## Data for processing
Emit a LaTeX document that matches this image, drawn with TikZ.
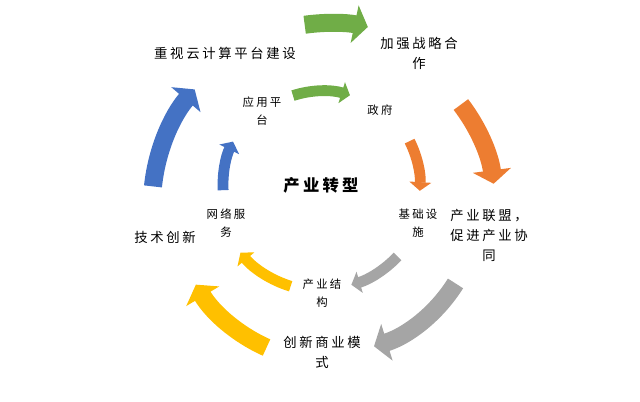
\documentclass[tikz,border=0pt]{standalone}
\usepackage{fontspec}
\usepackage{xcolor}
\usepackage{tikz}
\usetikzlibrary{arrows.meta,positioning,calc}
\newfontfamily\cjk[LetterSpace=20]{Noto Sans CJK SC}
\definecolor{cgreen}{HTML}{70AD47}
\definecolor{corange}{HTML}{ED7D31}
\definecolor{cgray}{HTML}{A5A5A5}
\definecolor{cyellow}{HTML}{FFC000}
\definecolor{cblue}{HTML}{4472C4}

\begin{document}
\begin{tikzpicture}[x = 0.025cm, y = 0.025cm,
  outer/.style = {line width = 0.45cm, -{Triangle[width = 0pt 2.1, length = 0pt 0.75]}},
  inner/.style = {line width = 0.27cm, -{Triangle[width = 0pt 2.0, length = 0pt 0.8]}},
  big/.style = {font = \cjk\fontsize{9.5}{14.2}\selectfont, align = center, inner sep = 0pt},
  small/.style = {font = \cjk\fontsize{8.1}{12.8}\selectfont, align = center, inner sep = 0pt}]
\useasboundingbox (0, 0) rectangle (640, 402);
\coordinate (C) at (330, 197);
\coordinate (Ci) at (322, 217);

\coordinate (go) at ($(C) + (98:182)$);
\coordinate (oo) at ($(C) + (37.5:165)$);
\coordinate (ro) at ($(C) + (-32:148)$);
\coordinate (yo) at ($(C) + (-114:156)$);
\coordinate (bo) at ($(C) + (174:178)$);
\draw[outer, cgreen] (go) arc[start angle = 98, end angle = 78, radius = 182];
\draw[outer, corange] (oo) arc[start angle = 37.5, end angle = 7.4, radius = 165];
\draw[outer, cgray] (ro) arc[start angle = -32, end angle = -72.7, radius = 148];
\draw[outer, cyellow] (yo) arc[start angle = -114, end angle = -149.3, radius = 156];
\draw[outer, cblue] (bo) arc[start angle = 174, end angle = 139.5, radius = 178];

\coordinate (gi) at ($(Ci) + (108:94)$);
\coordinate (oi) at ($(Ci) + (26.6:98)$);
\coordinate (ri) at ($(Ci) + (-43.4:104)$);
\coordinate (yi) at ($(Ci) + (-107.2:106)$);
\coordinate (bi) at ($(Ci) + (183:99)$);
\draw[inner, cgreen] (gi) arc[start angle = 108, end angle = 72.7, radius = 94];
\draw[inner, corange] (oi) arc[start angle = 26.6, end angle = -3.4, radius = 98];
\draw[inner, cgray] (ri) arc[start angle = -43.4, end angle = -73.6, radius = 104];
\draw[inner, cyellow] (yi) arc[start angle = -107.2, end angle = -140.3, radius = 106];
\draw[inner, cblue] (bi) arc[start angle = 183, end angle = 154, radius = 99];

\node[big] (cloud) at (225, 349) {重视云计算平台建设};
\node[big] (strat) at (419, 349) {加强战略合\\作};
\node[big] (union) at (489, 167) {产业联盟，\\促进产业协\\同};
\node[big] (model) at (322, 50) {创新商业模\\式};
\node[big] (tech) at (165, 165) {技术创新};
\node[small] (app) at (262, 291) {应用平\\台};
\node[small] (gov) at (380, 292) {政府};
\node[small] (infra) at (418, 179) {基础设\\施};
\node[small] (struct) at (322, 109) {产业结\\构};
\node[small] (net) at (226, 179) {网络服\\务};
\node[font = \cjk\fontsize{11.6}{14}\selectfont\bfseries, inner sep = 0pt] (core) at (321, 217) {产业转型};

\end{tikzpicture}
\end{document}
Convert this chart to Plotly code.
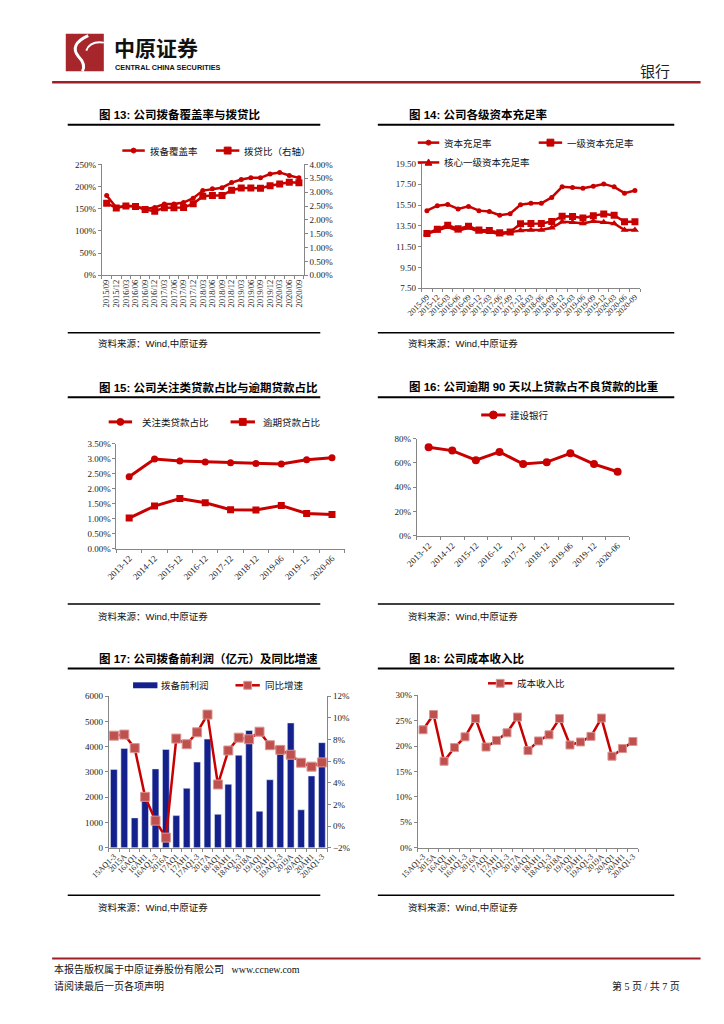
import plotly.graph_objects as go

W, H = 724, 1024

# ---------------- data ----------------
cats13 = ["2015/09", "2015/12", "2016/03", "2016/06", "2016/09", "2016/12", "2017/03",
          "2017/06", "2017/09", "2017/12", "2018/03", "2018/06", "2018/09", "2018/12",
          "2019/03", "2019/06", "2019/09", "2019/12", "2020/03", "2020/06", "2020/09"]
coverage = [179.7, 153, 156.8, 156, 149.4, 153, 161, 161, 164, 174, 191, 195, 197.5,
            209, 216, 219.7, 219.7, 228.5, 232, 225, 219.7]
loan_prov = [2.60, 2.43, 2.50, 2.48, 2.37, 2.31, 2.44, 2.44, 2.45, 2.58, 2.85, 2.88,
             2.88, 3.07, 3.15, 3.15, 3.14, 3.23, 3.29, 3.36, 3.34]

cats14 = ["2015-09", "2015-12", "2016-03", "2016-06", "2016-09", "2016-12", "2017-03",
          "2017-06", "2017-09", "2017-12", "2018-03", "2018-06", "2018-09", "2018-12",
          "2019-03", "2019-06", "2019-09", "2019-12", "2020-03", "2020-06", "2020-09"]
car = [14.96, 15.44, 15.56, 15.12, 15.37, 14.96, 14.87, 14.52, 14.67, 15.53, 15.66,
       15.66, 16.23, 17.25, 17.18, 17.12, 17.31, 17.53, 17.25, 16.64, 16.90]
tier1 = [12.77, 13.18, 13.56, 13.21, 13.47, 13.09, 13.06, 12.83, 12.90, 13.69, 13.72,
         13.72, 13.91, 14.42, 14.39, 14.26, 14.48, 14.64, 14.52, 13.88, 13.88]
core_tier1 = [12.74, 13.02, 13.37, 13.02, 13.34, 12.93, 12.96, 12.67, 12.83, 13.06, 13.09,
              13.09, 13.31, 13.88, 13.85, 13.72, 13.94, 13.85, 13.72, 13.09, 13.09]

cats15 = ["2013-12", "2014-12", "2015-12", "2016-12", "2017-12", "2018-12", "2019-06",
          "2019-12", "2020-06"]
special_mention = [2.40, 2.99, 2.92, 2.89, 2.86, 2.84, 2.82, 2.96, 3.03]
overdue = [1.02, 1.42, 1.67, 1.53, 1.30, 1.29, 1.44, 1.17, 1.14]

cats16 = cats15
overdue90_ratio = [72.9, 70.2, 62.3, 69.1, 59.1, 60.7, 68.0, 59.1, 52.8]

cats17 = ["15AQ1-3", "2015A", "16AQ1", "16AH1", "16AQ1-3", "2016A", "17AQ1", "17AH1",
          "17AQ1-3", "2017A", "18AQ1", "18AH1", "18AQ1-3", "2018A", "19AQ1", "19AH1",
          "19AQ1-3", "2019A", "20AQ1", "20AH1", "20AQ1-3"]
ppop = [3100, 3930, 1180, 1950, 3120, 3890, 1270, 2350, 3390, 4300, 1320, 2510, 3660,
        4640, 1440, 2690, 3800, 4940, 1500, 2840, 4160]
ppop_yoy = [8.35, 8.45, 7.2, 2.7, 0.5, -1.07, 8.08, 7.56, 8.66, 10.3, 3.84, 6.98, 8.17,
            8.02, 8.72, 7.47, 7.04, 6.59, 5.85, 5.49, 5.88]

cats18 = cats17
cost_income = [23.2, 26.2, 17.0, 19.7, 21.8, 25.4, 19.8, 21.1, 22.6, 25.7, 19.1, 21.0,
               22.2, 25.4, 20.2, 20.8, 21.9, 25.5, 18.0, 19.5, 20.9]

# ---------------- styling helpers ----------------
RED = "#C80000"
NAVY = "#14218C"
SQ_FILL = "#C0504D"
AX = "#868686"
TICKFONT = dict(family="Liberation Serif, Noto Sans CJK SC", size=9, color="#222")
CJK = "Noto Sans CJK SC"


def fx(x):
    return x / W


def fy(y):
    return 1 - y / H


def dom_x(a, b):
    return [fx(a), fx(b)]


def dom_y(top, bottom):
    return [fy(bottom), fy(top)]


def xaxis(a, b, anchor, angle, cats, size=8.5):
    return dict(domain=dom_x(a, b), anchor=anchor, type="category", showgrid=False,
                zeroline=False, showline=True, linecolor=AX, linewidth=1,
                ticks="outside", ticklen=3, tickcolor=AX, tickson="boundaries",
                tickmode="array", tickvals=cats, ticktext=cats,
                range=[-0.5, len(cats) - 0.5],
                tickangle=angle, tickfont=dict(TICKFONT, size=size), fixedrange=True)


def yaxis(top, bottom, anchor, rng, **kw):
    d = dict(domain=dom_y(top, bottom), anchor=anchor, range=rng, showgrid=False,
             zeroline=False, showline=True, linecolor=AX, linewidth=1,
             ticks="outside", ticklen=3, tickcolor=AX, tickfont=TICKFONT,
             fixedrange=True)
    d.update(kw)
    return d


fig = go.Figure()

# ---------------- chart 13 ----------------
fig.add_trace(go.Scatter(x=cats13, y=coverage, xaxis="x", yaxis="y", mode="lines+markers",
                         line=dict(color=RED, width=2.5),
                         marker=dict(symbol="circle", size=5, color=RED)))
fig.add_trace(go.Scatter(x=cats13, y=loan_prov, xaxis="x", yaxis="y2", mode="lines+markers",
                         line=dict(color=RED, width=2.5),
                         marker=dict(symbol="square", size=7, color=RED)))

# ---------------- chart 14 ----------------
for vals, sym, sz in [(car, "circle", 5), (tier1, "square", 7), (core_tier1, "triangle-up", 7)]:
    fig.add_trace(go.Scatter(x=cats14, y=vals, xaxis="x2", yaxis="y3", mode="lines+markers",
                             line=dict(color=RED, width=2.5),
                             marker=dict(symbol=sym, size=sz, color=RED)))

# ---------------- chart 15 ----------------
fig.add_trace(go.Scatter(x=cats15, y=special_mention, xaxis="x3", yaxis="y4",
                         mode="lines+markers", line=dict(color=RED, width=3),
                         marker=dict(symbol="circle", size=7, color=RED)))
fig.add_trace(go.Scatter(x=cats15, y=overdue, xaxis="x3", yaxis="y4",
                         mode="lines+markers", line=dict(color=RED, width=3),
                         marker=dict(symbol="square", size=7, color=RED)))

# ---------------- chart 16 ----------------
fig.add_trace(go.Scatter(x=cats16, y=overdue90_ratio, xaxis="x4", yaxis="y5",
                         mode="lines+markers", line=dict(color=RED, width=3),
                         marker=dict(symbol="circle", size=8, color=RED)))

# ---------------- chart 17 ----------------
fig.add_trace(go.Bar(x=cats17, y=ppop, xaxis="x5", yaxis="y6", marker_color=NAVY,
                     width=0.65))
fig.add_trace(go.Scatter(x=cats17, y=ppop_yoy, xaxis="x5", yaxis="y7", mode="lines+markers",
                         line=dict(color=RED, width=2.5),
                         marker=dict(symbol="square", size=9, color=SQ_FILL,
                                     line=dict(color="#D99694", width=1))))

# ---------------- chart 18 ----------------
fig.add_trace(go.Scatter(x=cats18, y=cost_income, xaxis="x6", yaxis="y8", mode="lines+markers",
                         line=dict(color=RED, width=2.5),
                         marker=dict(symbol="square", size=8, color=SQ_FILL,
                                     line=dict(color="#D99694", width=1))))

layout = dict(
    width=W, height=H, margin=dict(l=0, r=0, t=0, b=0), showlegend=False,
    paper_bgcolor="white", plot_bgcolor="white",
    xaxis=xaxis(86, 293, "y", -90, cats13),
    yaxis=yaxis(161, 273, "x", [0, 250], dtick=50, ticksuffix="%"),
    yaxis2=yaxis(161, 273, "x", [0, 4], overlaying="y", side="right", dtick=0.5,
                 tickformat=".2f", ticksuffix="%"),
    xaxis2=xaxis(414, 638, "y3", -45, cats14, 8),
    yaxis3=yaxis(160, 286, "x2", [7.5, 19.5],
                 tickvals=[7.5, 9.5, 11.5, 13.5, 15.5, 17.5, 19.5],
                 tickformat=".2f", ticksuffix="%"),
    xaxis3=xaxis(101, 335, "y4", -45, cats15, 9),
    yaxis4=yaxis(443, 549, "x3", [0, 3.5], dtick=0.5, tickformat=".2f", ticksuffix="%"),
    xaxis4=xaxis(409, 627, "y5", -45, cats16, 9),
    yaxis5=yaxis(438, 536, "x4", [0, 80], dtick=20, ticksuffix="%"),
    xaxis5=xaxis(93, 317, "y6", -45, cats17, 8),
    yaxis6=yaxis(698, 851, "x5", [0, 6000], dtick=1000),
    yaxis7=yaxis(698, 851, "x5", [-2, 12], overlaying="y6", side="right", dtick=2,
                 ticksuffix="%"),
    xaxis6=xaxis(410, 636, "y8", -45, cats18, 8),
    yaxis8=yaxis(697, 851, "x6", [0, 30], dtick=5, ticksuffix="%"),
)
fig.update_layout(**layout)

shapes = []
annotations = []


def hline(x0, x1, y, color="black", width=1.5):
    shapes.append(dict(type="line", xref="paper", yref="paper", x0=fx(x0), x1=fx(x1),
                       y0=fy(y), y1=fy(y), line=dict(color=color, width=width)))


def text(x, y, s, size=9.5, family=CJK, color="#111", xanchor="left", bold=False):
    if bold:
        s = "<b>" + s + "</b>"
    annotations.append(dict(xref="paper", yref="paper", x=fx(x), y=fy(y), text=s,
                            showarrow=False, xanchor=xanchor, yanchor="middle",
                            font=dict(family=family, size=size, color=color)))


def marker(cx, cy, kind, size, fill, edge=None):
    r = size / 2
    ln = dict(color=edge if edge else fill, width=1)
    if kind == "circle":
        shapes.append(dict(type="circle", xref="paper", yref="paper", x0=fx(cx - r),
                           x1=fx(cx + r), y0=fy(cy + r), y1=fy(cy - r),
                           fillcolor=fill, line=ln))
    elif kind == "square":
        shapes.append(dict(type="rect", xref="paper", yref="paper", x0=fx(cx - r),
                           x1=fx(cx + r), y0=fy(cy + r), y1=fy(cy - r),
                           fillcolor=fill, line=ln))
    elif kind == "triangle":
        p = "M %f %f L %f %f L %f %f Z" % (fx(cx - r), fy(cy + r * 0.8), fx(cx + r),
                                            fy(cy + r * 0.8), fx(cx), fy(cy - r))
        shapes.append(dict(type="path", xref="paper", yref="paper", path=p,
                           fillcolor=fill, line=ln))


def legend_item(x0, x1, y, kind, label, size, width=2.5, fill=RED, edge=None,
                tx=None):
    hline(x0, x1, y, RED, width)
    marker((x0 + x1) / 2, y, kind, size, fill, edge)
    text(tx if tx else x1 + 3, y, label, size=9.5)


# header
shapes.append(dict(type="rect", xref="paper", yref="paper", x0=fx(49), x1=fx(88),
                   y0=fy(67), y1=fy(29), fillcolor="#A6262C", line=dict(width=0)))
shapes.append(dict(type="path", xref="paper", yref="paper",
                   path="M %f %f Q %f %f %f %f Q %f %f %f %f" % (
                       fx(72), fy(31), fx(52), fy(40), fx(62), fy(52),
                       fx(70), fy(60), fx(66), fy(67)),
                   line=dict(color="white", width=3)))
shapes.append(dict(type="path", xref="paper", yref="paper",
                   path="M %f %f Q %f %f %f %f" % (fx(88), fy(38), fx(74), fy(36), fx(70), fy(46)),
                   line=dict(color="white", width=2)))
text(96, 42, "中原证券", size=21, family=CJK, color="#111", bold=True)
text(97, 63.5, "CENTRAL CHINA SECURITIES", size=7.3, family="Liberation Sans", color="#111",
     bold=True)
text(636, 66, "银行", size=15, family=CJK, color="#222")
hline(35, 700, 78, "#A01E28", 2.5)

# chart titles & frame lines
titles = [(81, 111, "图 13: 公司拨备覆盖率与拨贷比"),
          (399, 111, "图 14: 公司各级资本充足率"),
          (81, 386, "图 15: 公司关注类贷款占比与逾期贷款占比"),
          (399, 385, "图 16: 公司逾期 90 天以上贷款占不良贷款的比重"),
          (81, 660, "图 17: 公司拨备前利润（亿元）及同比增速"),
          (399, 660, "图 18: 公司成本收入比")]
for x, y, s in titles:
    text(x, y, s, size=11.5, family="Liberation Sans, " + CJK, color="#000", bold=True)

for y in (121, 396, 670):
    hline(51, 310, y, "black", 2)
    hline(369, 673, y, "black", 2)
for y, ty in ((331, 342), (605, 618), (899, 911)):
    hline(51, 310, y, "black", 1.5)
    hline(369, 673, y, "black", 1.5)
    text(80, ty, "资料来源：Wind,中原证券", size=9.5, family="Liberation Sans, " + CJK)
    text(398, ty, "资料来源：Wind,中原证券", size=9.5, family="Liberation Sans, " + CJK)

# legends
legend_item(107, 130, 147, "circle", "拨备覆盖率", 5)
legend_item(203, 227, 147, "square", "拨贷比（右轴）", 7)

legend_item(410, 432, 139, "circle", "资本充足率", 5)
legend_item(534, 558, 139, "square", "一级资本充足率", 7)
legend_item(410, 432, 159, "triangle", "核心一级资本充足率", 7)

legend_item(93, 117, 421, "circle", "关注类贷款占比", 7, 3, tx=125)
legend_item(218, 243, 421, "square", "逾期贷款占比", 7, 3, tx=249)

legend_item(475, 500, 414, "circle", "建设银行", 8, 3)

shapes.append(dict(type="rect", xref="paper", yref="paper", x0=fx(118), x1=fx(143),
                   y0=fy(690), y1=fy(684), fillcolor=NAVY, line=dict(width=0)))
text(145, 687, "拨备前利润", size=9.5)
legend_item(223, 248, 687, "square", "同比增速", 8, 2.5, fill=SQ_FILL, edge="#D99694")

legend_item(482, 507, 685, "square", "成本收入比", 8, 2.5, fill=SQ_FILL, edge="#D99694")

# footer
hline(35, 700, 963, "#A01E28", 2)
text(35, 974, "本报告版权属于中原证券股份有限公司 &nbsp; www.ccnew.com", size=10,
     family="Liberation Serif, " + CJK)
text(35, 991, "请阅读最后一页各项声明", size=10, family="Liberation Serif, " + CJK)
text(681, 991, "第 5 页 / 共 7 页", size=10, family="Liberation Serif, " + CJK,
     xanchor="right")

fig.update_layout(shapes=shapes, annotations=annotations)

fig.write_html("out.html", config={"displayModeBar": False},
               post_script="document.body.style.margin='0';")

## Goal
Every line from the one containing "Convert this chart to Plotly code." through the one containing "W, H = 724, 1024" should be quoted exactly, and no other lines; keep pictures out of the copy.

## Reply to the exercise
Convert this chart to Plotly code.
import plotly.graph_objects as go

W, H = 724, 1024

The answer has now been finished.